Job.
Repeat the lines below exactly as they appear, but leave out the images.

Source material.
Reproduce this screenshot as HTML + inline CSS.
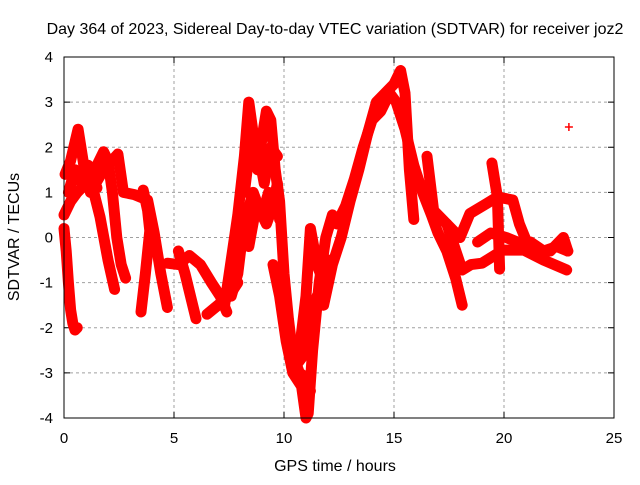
<!DOCTYPE html>
<html><head><meta charset="utf-8"><style>
body{margin:0;background:#fff}
svg text{font-family:"Liberation Sans",sans-serif;font-size:15px;fill:#000}
svg text.big{font-size:16px}
</style></head><body>
<svg id="chart" width="640" height="480" xmlns="http://www.w3.org/2000/svg">
<rect width="640" height="480" fill="#fff"/>
<text class="big" x="335" y="34" text-anchor="middle">Day 364 of 2023, Sidereal Day-to-day VTEC variation (SDTVAR) for receiver joz2</text>
<text class="big" x="335" y="471" text-anchor="middle">GPS time / hours</text>
<text class="big" transform="translate(19,237) rotate(-90)" text-anchor="middle">SDTVAR / TECUs</text>
<g id="grid"></g><g id="ticks"></g><g id="series"></g>
<rect x="64" y="57" width="550" height="361" fill="none" stroke="#000" stroke-width="1"/>
</svg>
<script>
const xTicks=[0,5,10,15,20,25];
const yTicks=[-4,-3,-2,-1,0,1,2,3,4];
const traces=[
{t:[0,0.1,0.2,0.3,0.4,0.5,0.6],v:[0.2,-0.3,-1,-1.6,-1.9,-2.05,-2.0]},
{t:[0,0.3,0.6,1.0,1.4,1.8,2.0,2.2,2.4,2.6,2.8],v:[0.5,0.8,1.0,1.2,1.5,1.9,1.7,1.0,0.0,-0.6,-0.9]},
{t:[0.05,0.3,0.64,0.9,1.2,1.64,2.0,2.3],v:[1.4,1.7,2.4,1.6,1.3,0.45,-0.5,-1.15]},
{t:[0.2,0.5,0.8,1.1,1.5],v:[1.0,1.5,1.2,1.6,1.1]},
{t:[1.2,1.8,2.45,2.7,3.2,3.8,4.1,4.4,4.7],v:[1.0,1.5,1.85,1.0,0.95,0.83,0.1,-0.8,-1.55]},
{t:[3.6,3.8,3.9,3.7,3.5],v:[1.05,0.6,0.15,-0.8,-1.65]},
{t:[4.7,5.2,5.7,6.2,6.7,7.1,7.4],v:[-0.57,-0.6,-0.4,-0.6,-1.0,-1.3,-1.65]},
{t:[5.2,5.5,5.8,6.0],v:[-0.3,-0.8,-1.4,-1.8]},
{t:[6.5,7.0,7.5,7.9],v:[-1.7,-1.5,-1.3,-1.0]},
{t:[7.3,7.6,7.9,8.2,8.4,8.6,8.8,9.0,9.2,9.4,9.6,9.8,10.0,10.2,10.4,10.7,11.0,11.2],v:[-1.5,-0.5,0.5,1.8,3.0,2.3,1.5,2.2,2.8,2.6,1.5,0.8,-0.8,-1.8,-2.6,-3.0,-3.1,-3.4]},
{t:[8.0,8.3,8.6,8.9,9.2,9.5,9.7,9.8],v:[-0.2,0.5,1.0,0.6,0.3,0.7,1.2,0.4]},
{t:[7.6,7.9,8.1,8.4,8.7,9.0,9.3],v:[-1.3,-0.8,0,-0.2,0.6,0.5,1.0]},
{t:[8.2,8.5,8.8,9.1,9.4,9.7],v:[1.0,2.2,2.0,1.2,2.0,1.8]},
{t:[9.5,9.8,10.1,10.4,10.8,11.0,11.1,11.3,11.6,11.9,12.2],v:[-0.6,-1.3,-2.3,-3.0,-3.3,-4.0,-3.9,-2.5,-1.0,0.0,0.5]},
{t:[10.7,11.0,11.2,11.5,11.8,12.0],v:[-2.5,-1.3,0.2,-0.6,-1.0,-0.5]},
{t:[10.3,10.6,10.9,11.2,11.5],v:[-2.2,-2.8,-2.6,-1.8,-1.3]},
{t:[11.8,12.2,12.6,13.0,13.4,13.8,14.2,14.6,15.0,15.3,15.5,15.7,15.9],v:[-1.5,-0.6,0.0,0.8,1.5,2.3,3.0,3.2,3.4,3.7,3.2,1.5,0.4]},
{t:[12.4,12.8,13.2,13.6,14.0,14.4,14.8,15.1,15.5,15.9,16.3,16.7,17.0,17.4,17.8,18.1],v:[0.3,0.7,1.3,2.0,2.6,2.8,3.2,3.0,2.4,1.6,1.0,0.5,0.1,-0.3,-0.9,-1.5]},
{t:[16.5,16.8,17.4,18.1,18.5,19.0,19.95,20.9,21.8,22.85],v:[1.8,0.6,0.3,-0.72,-0.6,-0.57,-0.28,-0.28,-0.5,-0.72]},
{t:[17.4,18.0,18.45,19.2,19.7,20.4,20.7,21.2,22.1,22.7,22.9],v:[0.3,0.0,0.53,0.75,0.9,0.83,0.3,-0.3,-0.3,0,-0.3]},
{t:[19.45,19.6,19.7,19.8],v:[1.65,1.2,0.9,-0.7]},
{t:[18.8,19.4,20.1,20.6,21.2,21.8,22.4,22.9],v:[-0.1,0.1,0,-0.1,-0.1,-0.3,-0.2,-0.3]},
{t:[22.95],v:[2.45]}
];
const X=t=>64+t*22, Y=v=>237.5-v*45.125;
const NS="http://www.w3.org/2000/svg";
const mk=(tag,a)=>{const e=document.createElementNS(NS,tag);for(const k in a)e.setAttribute(k,a[k]);return e;};
const grid=document.getElementById('grid'),ticks=document.getElementById('ticks'),ser=document.getElementById('series');
xTicks.forEach(t=>{
 if(t>0&&t<25){const g=mk('line',{x1:X(t),x2:X(t),y1:57,y2:418,stroke:'#a0a0a0','stroke-dasharray':'3,3'});
 
 
 grid.appendChild(g);}
 const tk=mk('path',{d:`M${X(t)},418v-6M${X(t)},57v6`,stroke:'#000'});
 
 
 ticks.appendChild(tk);
 const l=mk('text',{x:X(t),y:443,'text-anchor':'middle'});l.textContent=t;
 
 
 ticks.appendChild(l);
});
yTicks.forEach(v=>{
 if(v>-4&&v<4){const g=mk('line',{x1:64,x2:614,y1:Y(v),y2:Y(v),stroke:'#a0a0a0','stroke-dasharray':'3,3'});
 
 
 grid.appendChild(g);}
 const tk=mk('path',{d:`M64,${Y(v)}h6M614,${Y(v)}h-6`,stroke:'#000'});
 
 
 ticks.appendChild(tk);
 const l=mk('text',{x:53,y:Y(v)+5,'text-anchor':'end'});l.textContent=v;
 
 
 ticks.appendChild(l);
});
traces.forEach((tr,i)=>{
 const pts=tr.t.map((t,j)=>X(t)+','+Y(tr.v[j])).join(' ');
 if(tr.t.length>1){const p=mk('polyline',{points:pts,fill:'none',stroke:'#f00','stroke-width':11,'stroke-linejoin':'round','stroke-linecap':'round'});
 
 
 ser.appendChild(p);}
 tr.t.forEach((t,j)=>{const x=X(t),y=Y(tr.v[j]);
  const m=mk('path',{d:`M${x-4},${y}h8M${x},${y-4}v8`,stroke:'#f00','stroke-width':1.5});
  
  
  ser.appendChild(m);});
});
</script>
</body></html>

Solved exercise.
Reproduce this screenshot as HTML + inline CSS.
<!DOCTYPE html>
<html><head><meta charset="utf-8"><style>
body{margin:0;background:#fff}
svg text{font-family:"Liberation Sans",sans-serif;font-size:15px;fill:#000}
svg text.big{font-size:16px}
</style></head><body>
<svg id="chart" width="640" height="480" xmlns="http://www.w3.org/2000/svg">
<rect width="640" height="480" fill="#fff"/>
<text class="big" x="335" y="34" text-anchor="middle">Day 364 of 2023, Sidereal Day-to-day VTEC variation (SDTVAR) for receiver joz2</text>
<text class="big" x="335" y="471" text-anchor="middle">GPS time / hours</text>
<text class="big" transform="translate(19,237) rotate(-90)" text-anchor="middle">SDTVAR / TECUs</text>
<g id="grid"></g><g id="ticks"></g><g id="series"></g>
<rect x="64" y="57" width="550" height="361" fill="none" stroke="#000" stroke-width="1"/>
</svg>
<script>
const xTicks=[0,5,10,15,20,25];
const yTicks=[-4,-3,-2,-1,0,1,2,3,4];
const traces=[
{t:[0,0.1,0.2,0.3,0.4,0.5,0.6],v:[0.2,-0.3,-1,-1.6,-1.9,-2.05,-2.0]},
{t:[0,0.3,0.6,1.0,1.4,1.8,2.0,2.2,2.4,2.6,2.8],v:[0.5,0.8,1.0,1.2,1.5,1.9,1.7,1.0,0.0,-0.6,-0.9]},
{t:[0.05,0.3,0.64,0.9,1.2,1.64,2.0,2.3],v:[1.4,1.7,2.4,1.6,1.3,0.45,-0.5,-1.15]},
{t:[0.2,0.5,0.8,1.1,1.5],v:[1.0,1.5,1.2,1.6,1.1]},
{t:[1.2,1.8,2.45,2.7,3.2,3.8,4.1,4.4,4.7],v:[1.0,1.5,1.85,1.0,0.95,0.83,0.1,-0.8,-1.55]},
{t:[3.6,3.8,3.9,3.7,3.5],v:[1.05,0.6,0.15,-0.8,-1.65]},
{t:[4.7,5.2,5.7,6.2,6.7,7.1,7.4],v:[-0.57,-0.6,-0.4,-0.6,-1.0,-1.3,-1.65]},
{t:[5.2,5.5,5.8,6.0],v:[-0.3,-0.8,-1.4,-1.8]},
{t:[6.5,7.0,7.5,7.9],v:[-1.7,-1.5,-1.3,-1.0]},
{t:[7.3,7.6,7.9,8.2,8.4,8.6,8.8,9.0,9.2,9.4,9.6,9.8,10.0,10.2,10.4,10.7,11.0,11.2],v:[-1.5,-0.5,0.5,1.8,3.0,2.3,1.5,2.2,2.8,2.6,1.5,0.8,-0.8,-1.8,-2.6,-3.0,-3.1,-3.4]},
{t:[8.0,8.3,8.6,8.9,9.2,9.5,9.7,9.8],v:[-0.2,0.5,1.0,0.6,0.3,0.7,1.2,0.4]},
{t:[7.6,7.9,8.1,8.4,8.7,9.0,9.3],v:[-1.3,-0.8,0,-0.2,0.6,0.5,1.0]},
{t:[8.2,8.5,8.8,9.1,9.4,9.7],v:[1.0,2.2,2.0,1.2,2.0,1.8]},
{t:[9.5,9.8,10.1,10.4,10.8,11.0,11.1,11.3,11.6,11.9,12.2],v:[-0.6,-1.3,-2.3,-3.0,-3.3,-4.0,-3.9,-2.5,-1.0,0.0,0.5]},
{t:[10.7,11.0,11.2,11.5,11.8,12.0],v:[-2.5,-1.3,0.2,-0.6,-1.0,-0.5]},
{t:[10.3,10.6,10.9,11.2,11.5],v:[-2.2,-2.8,-2.6,-1.8,-1.3]},
{t:[11.8,12.2,12.6,13.0,13.4,13.8,14.2,14.6,15.0,15.3,15.5,15.7,15.9],v:[-1.5,-0.6,0.0,0.8,1.5,2.3,3.0,3.2,3.4,3.7,3.2,1.5,0.4]},
{t:[12.4,12.8,13.2,13.6,14.0,14.4,14.8,15.1,15.5,15.9,16.3,16.7,17.0,17.4,17.8,18.1],v:[0.3,0.7,1.3,2.0,2.6,2.8,3.2,3.0,2.4,1.6,1.0,0.5,0.1,-0.3,-0.9,-1.5]},
{t:[16.5,16.8,17.4,18.1,18.5,19.0,19.95,20.9,21.8,22.85],v:[1.8,0.6,0.3,-0.72,-0.6,-0.57,-0.28,-0.28,-0.5,-0.72]},
{t:[17.4,18.0,18.45,19.2,19.7,20.4,20.7,21.2,22.1,22.7,22.9],v:[0.3,0.0,0.53,0.75,0.9,0.83,0.3,-0.3,-0.3,0,-0.3]},
{t:[19.45,19.6,19.7,19.8],v:[1.65,1.2,0.9,-0.7]},
{t:[18.8,19.4,20.1,20.6,21.2,21.8,22.4,22.9],v:[-0.1,0.1,0,-0.1,-0.1,-0.3,-0.2,-0.3]},
{t:[22.95],v:[2.45]}
];
const X=t=>64+t*22, Y=v=>237.5-v*45.125;
const NS="http://www.w3.org/2000/svg";
const mk=(tag,a)=>{const e=document.createElementNS(NS,tag);for(const k in a)e.setAttribute(k,a[k]);return e;};
const grid=document.getElementById('grid'),ticks=document.getElementById('ticks'),ser=document.getElementById('series');
xTicks.forEach(t=>{
 if(t>0&&t<25){const g=mk('line',{x1:X(t),x2:X(t),y1:57,y2:418,stroke:'#a0a0a0','stroke-dasharray':'3,3'});
 
 
 grid.appendChild(g);}
 const tk=mk('path',{d:`M${X(t)},418v-6M${X(t)},57v6`,stroke:'#000'});
 
 
 ticks.appendChild(tk);
 const l=mk('text',{x:X(t),y:443,'text-anchor':'middle'});l.textContent=t;
 
 
 ticks.appendChild(l);
});
yTicks.forEach(v=>{
 if(v>-4&&v<4){const g=mk('line',{x1:64,x2:614,y1:Y(v),y2:Y(v),stroke:'#a0a0a0','stroke-dasharray':'3,3'});
 
 
 grid.appendChild(g);}
 const tk=mk('path',{d:`M64,${Y(v)}h6M614,${Y(v)}h-6`,stroke:'#000'});
 
 
 ticks.appendChild(tk);
 const l=mk('text',{x:53,y:Y(v)+5,'text-anchor':'end'});l.textContent=v;
 
 
 ticks.appendChild(l);
});
traces.forEach((tr,i)=>{
 const pts=tr.t.map((t,j)=>X(t)+','+Y(tr.v[j])).join(' ');
 if(tr.t.length>1){const p=mk('polyline',{points:pts,fill:'none',stroke:'#f00','stroke-width':11,'stroke-linejoin':'round','stroke-linecap':'round'});
 
 
 ser.appendChild(p);}
 tr.t.forEach((t,j)=>{const x=X(t),y=Y(tr.v[j]);
  const m=mk('path',{d:`M${x-4},${y}h8M${x},${y-4}v8`,stroke:'#f00','stroke-width':1.5});
  
  
  ser.appendChild(m);});
});
</script>
</body></html>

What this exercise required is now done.